§ Objective
Your task is to retype, word for word, the lines from the start of the data through the line holding "164,168,166,169,167,171,169,172,170];". Do not include the pictures.

§ Collected data

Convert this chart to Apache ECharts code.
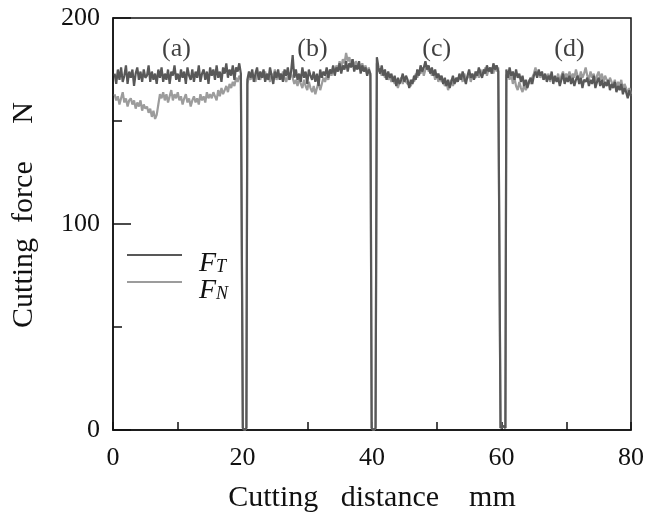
<!DOCTYPE html>
<html>
<head>
<meta charset="utf-8">
<script src="https://cdn.jsdelivr.net/npm/echarts@6/dist/echarts.min.js"></script>
<style>html,body{margin:0;padding:0;background:#fff;}#c{width:647px;height:518px;}</style>
</head>
<body>
<div id="c"></div>
<script>
// ---- data (cutting distance mm, cutting force N) ----
const step = 0.25;                       // sampling interval of the record, mm
const segStart = [0.25, 20.75, 40.75, 60.75];  // first sample of each cut (a)-(d)
const dipDown = [20.05, 39.95, 59.85];   // tool leaves workpiece
const dipMid  = [20.35, 40.25, 60.2];
const dipUp   = [20.6, 40.55, 60.6];     // tool re-enters
const dipMin  = [0, 0, 2];

const xTicks = [0, 20, 40, 60, 80];
const yTicks = [0, 100, 200];
const cutLabels = ['(a)', '(b)', '(c)', '(d)'];
const cutLabelX = [9.8, 30.8, 50, 70.5];
const cutLabelY = [185, 185, 185, 185];

const ftA = [173,168,175,170,176,169,172,177,168,174,171,175,167,173,176,170,174,169,175,171,
172,177,169,174,170,173,168,175,171,176,169,173,170,175,168,174,172,177,170,173,
169,175,171,174,168,176,172,170,175,169,174,171,177,169,173,175,170,174,168,176,
172,175,170,177,171,174,169,176,173,178,171,175,172,177,170,176,174,178,173];
const fnA = [163,160,162,158,161,164,159,161,157,160,
161,158,160,156,159,157,160,155,158,156,
157,154,156,152,155,151,153,158,163,161,
164,160,163,159,162,165,160,163,161,164,
160,162,158,161,163,159,161,157,160,162,
159,161,158,163,160,162,159,164,161,163,
161,164,162,160,165,162,166,163,165,167,
164,168,166,169,167,171,169,172,170];

const ftB = [170,174,171,175,169,173,176,170,174,171,
175,169,173,170,176,172,168,174,171,175,
170,173,169,175,172,176,170,174,182,171,
175,170,173,169,176,171,174,168,175,172,
170,174,169,173,167,175,171,174,172,176,
171,175,173,177,172,176,174,178,173,177,
175,179,174,178,176,180,174,177,175,179,
173,177,174,176,172,175,173];
const fnB = [168,172,170,173,171,169,174,172,170,173,
171,174,170,172,169,173,171,175,170,172,
173,170,174,171,169,172,170,173,171,168,
170,167,171,168,166,170,167,165,169,166,
164,167,163,166,169,165,168,171,169,172,
170,174,172,176,173,177,175,179,176,180,
178,183,179,181,177,180,176,179,177,178,
175,178,174,177,173,176,172];

const ftC = [181,176,173,177,172,175,170,174,171,173,
169,172,167,171,168,170,173,169,172,170,
166,170,168,172,170,175,172,177,174,176,
179,175,177,173,176,172,175,171,173,170,
172,168,171,167,170,166,169,172,168,171,
169,173,170,174,171,168,172,175,171,173,
170,174,172,176,173,171,175,173,177,174,
176,173,178,175,177,174];
const fnC = [178,174,175,172,174,171,173,170,172,169,
171,168,170,166,169,171,168,171,169,168,
168,167,170,169,173,171,174,173,176,172,
175,177,174,175,172,174,170,173,169,172,
169,170,167,169,165,168,170,167,170,169,
171,170,172,169,173,170,171,173,169,172,
172,171,174,171,175,172,173,176,172,175,
174,176,173,177,174,176];

const ftD = [175,171,176,172,174,170,175,171,173,169,
172,167,170,166,169,171,168,172,174,171,
175,172,174,170,173,169,172,170,174,168,
172,169,171,167,170,173,168,171,169,172,
168,171,167,170,172,168,171,166,170,169,
171,167,170,168,172,166,169,171,167,170,
166,169,167,170,165,168,166,169,164,167,
165,168,163,166,164,161,165,162];
const fnD = [172,174,170,173,168,171,167,165,169,166,
164,168,165,167,170,168,171,173,176,172,
174,171,173,170,172,171,173,169,172,170,
171,170,173,169,172,174,170,173,171,174,
170,173,171,175,172,170,174,171,173,176,
172,170,174,171,173,169,172,174,170,173,
169,172,170,168,171,169,167,170,166,169,
167,170,165,168,166,163,166,163];

function build(segs) {
  const pts = [];
  segs.forEach((arr, k) => {
    arr.forEach((v, i) => pts.push([segStart[k] + i * step, v]));
    if (k < dipDown.length) {
      pts.push([dipDown[k], 1], [dipMid[k], dipMin[k]], [dipUp[k], 1]);
    }
  });
  return pts;
}
const ftData = build([ftA, ftB, ftC, ftD]);
const fnData = build([fnA, fnB, fnC, fnD]);

const ink = '#111';
const serif = '"Liberation Serif", "DejaVu Serif", serif';

const legendRich = {
  f: {fontFamily: serif, fontStyle: 'italic', fontSize: 28, color: ink, lineHeight: 20, verticalAlign: 'top'},
  s: {fontFamily: serif, fontStyle: 'italic', fontSize: 18, color: ink, lineHeight: 34, verticalAlign: 'middle'}
};
function legendFor(name, top) {
  return {
    orient: 'vertical', left: 127, top: top, padding: 0, itemWidth: 55, itemHeight: 2,
    icon: 'rect', data: [name],
    formatter: n => n === 'FT' ? '{f|F}{s|T}' : '{f|F}{s|N}',
    textStyle: {padding: [24, 0, 0, 12], rich: legendRich}
  };
}

const chart = echarts.init(document.getElementById('c'), null, {renderer: 'canvas'});
chart.setOption({
  backgroundColor: '#fff',
  animation: false,
  grid: {left: 113, right: 14, top: 18, bottom: 85, show: true, borderColor: ink, borderWidth: 1.5, backgroundColor: 'transparent'},
  xAxis: {
    type: 'value', min: 0, max: 80, interval: 10,
    name: 'Cutting   distance    mm', nameLocation: 'middle', nameGap: 53,
    nameTextStyle: {fontFamily: serif, fontSize: 30, color: ink},
    axisLine: {show: true, lineStyle: {color: ink, width: 1.5}},
    axisTick: {show: true, inside: true, length: 8, lineStyle: {color: ink, width: 1.5}},
    axisLabel: {fontFamily: serif, fontSize: 26, color: ink, margin: 15,
      formatter: v => xTicks.indexOf(v) >= 0 ? String(v) : ''},
    splitLine: {show: false}
  },
  yAxis: [{
    type: 'value', min: 0, max: 200, interval: 50,
    axisLine: {show: true, lineStyle: {color: ink, width: 1.5}},
    axisTick: {show: true, inside: true, length: 9, lineStyle: {color: ink, width: 1.5}},
    axisLabel: {fontFamily: serif, fontSize: 26, color: ink, margin: 13, padding: [0, 0, 12, 0],
      formatter: v => yTicks.indexOf(v) >= 0 ? String(v) : ''},
    splitLine: {show: false}
  }, {
    type: 'value', min: 0, max: 200, interval: 100, position: 'left',
    axisLine: {show: false}, axisLabel: {show: false}, splitLine: {show: false},
    axisTick: {show: true, inside: true, length: 18, lineStyle: {color: ink, width: 1.5}}
  }],
  legend: [legendFor('FT', 250), legendFor('FN', 277)],
  graphic: [{
    type: 'text', x: 24, y: 215, rotation: Math.PI / 2,
    style: {text: 'Cutting  force     N', font: '30px "Liberation Serif", serif', fill: ink, align: 'center', verticalAlign: 'middle'}
  }],
  series: [{
    name: 'FN', type: 'line', data: fnData, showSymbol: false, symbol: 'none',
    lineStyle: {color: '#9c9c9c', width: 2.2}, itemStyle: {color: '#9c9c9c'}, z: 2
  }, {
    name: 'FT', type: 'line', data: ftData, showSymbol: false, symbol: 'none',
    lineStyle: {color: '#585858', width: 2.2}, itemStyle: {color: '#585858'}, z: 3
  }, {
    name: 'labels', type: 'scatter', symbolSize: 0, silent: true,
    data: cutLabelX.map((x, i) => [x, cutLabelY[i]]),
    label: {show: true, position: 'inside', formatter: p => cutLabels[p.dataIndex],
      fontFamily: serif, fontSize: 26, color: ink}
  }]
});
</script>
</body>
</html>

§ Task solution
Convert this chart to Apache ECharts code.
<!DOCTYPE html>
<html>
<head>
<meta charset="utf-8">
<script src="https://cdn.jsdelivr.net/npm/echarts@6/dist/echarts.min.js"></script>
<style>html,body{margin:0;padding:0;background:#fff;}#c{width:647px;height:518px;}</style>
</head>
<body>
<div id="c"></div>
<script>
// ---- data (cutting distance mm, cutting force N) ----
const step = 0.25;                       // sampling interval of the record, mm
const segStart = [0.25, 20.75, 40.75, 60.75];  // first sample of each cut (a)-(d)
const dipDown = [20.05, 39.95, 59.85];   // tool leaves workpiece
const dipMid  = [20.35, 40.25, 60.2];
const dipUp   = [20.6, 40.55, 60.6];     // tool re-enters
const dipMin  = [0, 0, 2];

const xTicks = [0, 20, 40, 60, 80];
const yTicks = [0, 100, 200];
const cutLabels = ['(a)', '(b)', '(c)', '(d)'];
const cutLabelX = [9.8, 30.8, 50, 70.5];
const cutLabelY = [185, 185, 185, 185];

const ftA = [173,168,175,170,176,169,172,177,168,174,171,175,167,173,176,170,174,169,175,171,
172,177,169,174,170,173,168,175,171,176,169,173,170,175,168,174,172,177,170,173,
169,175,171,174,168,176,172,170,175,169,174,171,177,169,173,175,170,174,168,176,
172,175,170,177,171,174,169,176,173,178,171,175,172,177,170,176,174,178,173];
const fnA = [163,160,162,158,161,164,159,161,157,160,
161,158,160,156,159,157,160,155,158,156,
157,154,156,152,155,151,153,158,163,161,
164,160,163,159,162,165,160,163,161,164,
160,162,158,161,163,159,161,157,160,162,
159,161,158,163,160,162,159,164,161,163,
161,164,162,160,165,162,166,163,165,167,
164,168,166,169,167,171,169,172,170];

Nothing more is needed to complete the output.